## start Supplied material

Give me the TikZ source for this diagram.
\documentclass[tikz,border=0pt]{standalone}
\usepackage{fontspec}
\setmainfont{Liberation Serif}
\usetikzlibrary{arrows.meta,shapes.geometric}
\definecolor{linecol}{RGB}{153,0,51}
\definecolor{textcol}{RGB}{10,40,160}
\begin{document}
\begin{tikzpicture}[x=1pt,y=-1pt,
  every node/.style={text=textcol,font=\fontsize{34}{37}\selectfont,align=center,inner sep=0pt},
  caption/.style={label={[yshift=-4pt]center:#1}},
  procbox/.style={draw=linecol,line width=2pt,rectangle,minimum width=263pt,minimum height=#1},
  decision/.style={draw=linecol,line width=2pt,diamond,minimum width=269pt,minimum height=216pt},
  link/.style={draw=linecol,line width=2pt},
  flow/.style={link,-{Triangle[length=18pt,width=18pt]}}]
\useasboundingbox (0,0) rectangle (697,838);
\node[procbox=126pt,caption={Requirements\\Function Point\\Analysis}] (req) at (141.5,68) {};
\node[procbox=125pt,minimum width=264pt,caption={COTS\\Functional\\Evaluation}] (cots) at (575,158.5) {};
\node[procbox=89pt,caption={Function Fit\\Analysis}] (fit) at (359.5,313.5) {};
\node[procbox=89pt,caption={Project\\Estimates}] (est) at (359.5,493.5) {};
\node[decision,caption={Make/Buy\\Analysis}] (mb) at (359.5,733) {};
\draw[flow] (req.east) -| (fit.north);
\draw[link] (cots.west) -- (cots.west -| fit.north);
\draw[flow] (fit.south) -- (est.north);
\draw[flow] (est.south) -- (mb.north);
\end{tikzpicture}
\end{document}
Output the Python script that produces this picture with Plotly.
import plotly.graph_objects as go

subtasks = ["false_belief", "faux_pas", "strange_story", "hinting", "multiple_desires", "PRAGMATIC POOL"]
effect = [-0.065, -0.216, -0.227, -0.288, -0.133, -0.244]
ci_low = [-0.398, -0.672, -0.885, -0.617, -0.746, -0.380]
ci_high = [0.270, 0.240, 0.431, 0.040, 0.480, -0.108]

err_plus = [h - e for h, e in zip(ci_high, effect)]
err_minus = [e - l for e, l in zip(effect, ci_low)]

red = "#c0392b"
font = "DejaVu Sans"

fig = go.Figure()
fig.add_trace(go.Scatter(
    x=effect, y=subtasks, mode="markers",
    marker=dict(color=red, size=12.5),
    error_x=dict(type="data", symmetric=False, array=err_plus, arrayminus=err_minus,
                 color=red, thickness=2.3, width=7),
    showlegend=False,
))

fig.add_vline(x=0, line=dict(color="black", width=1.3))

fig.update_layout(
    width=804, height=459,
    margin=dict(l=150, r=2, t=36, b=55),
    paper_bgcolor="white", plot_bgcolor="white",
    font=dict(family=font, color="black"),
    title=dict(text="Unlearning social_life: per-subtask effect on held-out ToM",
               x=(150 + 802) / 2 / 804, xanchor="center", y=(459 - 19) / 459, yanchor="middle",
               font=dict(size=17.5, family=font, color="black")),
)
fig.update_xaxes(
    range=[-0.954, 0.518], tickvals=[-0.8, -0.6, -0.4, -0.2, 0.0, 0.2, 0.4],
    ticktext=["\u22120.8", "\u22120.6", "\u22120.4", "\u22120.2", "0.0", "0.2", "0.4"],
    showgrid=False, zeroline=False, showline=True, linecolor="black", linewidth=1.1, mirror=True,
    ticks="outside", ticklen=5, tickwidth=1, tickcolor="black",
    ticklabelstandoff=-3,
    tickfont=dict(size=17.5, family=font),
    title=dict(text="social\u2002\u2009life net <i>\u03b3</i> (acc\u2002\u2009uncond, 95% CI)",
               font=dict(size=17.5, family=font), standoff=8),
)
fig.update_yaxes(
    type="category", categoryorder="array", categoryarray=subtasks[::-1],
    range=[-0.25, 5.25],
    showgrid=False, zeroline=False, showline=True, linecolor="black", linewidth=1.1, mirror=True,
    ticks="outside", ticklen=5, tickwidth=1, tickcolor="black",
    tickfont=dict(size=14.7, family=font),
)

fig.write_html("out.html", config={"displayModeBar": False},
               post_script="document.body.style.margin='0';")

## end Supplied material

**Exercise brief**
All the data must be duplicated exactly, with nothing added or removed.

**Solution**
Give me the TikZ source for this diagram.
\documentclass[tikz,border=0pt]{standalone}
\usepackage{fontspec}
\setmainfont{Liberation Serif}
\usetikzlibrary{arrows.meta,shapes.geometric}
\definecolor{linecol}{RGB}{153,0,51}
\definecolor{textcol}{RGB}{10,40,160}
\begin{document}
\begin{tikzpicture}[x=1pt,y=-1pt,
  every node/.style={text=textcol,font=\fontsize{34}{37}\selectfont,align=center,inner sep=0pt},
  caption/.style={label={[yshift=-4pt]center:#1}},
  procbox/.style={draw=linecol,line width=2pt,rectangle,minimum width=263pt,minimum height=#1},
  decision/.style={draw=linecol,line width=2pt,diamond,minimum width=269pt,minimum height=216pt},
  link/.style={draw=linecol,line width=2pt},
  flow/.style={link,-{Triangle[length=18pt,width=18pt]}}]
\useasboundingbox (0,0) rectangle (697,838);
\node[procbox=126pt,caption={Requirements\\Function Point\\Analysis}] (req) at (141.5,68) {};
\node[procbox=125pt,minimum width=264pt,caption={COTS\\Functional\\Evaluation}] (cots) at (575,158.5) {};
\node[procbox=89pt,caption={Function Fit\\Analysis}] (fit) at (359.5,313.5) {};
\node[procbox=89pt,caption={Project\\Estimates}] (est) at (359.5,493.5) {};
\node[decision,caption={Make/Buy\\Analysis}] (mb) at (359.5,733) {};
\draw[flow] (req.east) -| (fit.north);
\draw[link] (cots.west) -- (cots.west -| fit.north);
\draw[flow] (fit.south) -- (est.north);
\draw[flow] (est.south) -- (mb.north);
\end{tikzpicture}
\end{document}
Output the Python script that produces this picture with Plotly.
import plotly.graph_objects as go

subtasks = ["false_belief", "faux_pas", "strange_story", "hinting", "multiple_desires", "PRAGMATIC POOL"]
effect = [-0.065, -0.216, -0.227, -0.288, -0.133, -0.244]
ci_low = [-0.398, -0.672, -0.885, -0.617, -0.746, -0.380]
ci_high = [0.270, 0.240, 0.431, 0.040, 0.480, -0.108]

err_plus = [h - e for h, e in zip(ci_high, effect)]
err_minus = [e - l for e, l in zip(effect, ci_low)]

red = "#c0392b"
font = "DejaVu Sans"

fig = go.Figure()
fig.add_trace(go.Scatter(
    x=effect, y=subtasks, mode="markers",
    marker=dict(color=red, size=12.5),
    error_x=dict(type="data", symmetric=False, array=err_plus, arrayminus=err_minus,
                 color=red, thickness=2.3, width=7),
    showlegend=False,
))

fig.add_vline(x=0, line=dict(color="black", width=1.3))

fig.update_layout(
    width=804, height=459,
    margin=dict(l=150, r=2, t=36, b=55),
    paper_bgcolor="white", plot_bgcolor="white",
    font=dict(family=font, color="black"),
    title=dict(text="Unlearning social_life: per-subtask effect on held-out ToM",
               x=(150 + 802) / 2 / 804, xanchor="center", y=(459 - 19) / 459, yanchor="middle",
               font=dict(size=17.5, family=font, color="black")),
)
fig.update_xaxes(
    range=[-0.954, 0.518], tickvals=[-0.8, -0.6, -0.4, -0.2, 0.0, 0.2, 0.4],
    ticktext=["\u22120.8", "\u22120.6", "\u22120.4", "\u22120.2", "0.0", "0.2", "0.4"],
    showgrid=False, zeroline=False, showline=True, linecolor="black", linewidth=1.1, mirror=True,
    ticks="outside", ticklen=5, tickwidth=1, tickcolor="black",
    ticklabelstandoff=-3,
    tickfont=dict(size=17.5, family=font),
    title=dict(text="social\u2002\u2009life net <i>\u03b3</i> (acc\u2002\u2009uncond, 95% CI)",
               font=dict(size=17.5, family=font), standoff=8),
)
fig.update_yaxes(
    type="category", categoryorder="array", categoryarray=subtasks[::-1],
    range=[-0.25, 5.25],
    showgrid=False, zeroline=False, showline=True, linecolor="black", linewidth=1.1, mirror=True,
    ticks="outside", ticklen=5, tickwidth=1, tickcolor="black",
    tickfont=dict(size=14.7, family=font),
)

fig.write_html("out.html", config={"displayModeBar": False},
               post_script="document.body.style.margin='0';")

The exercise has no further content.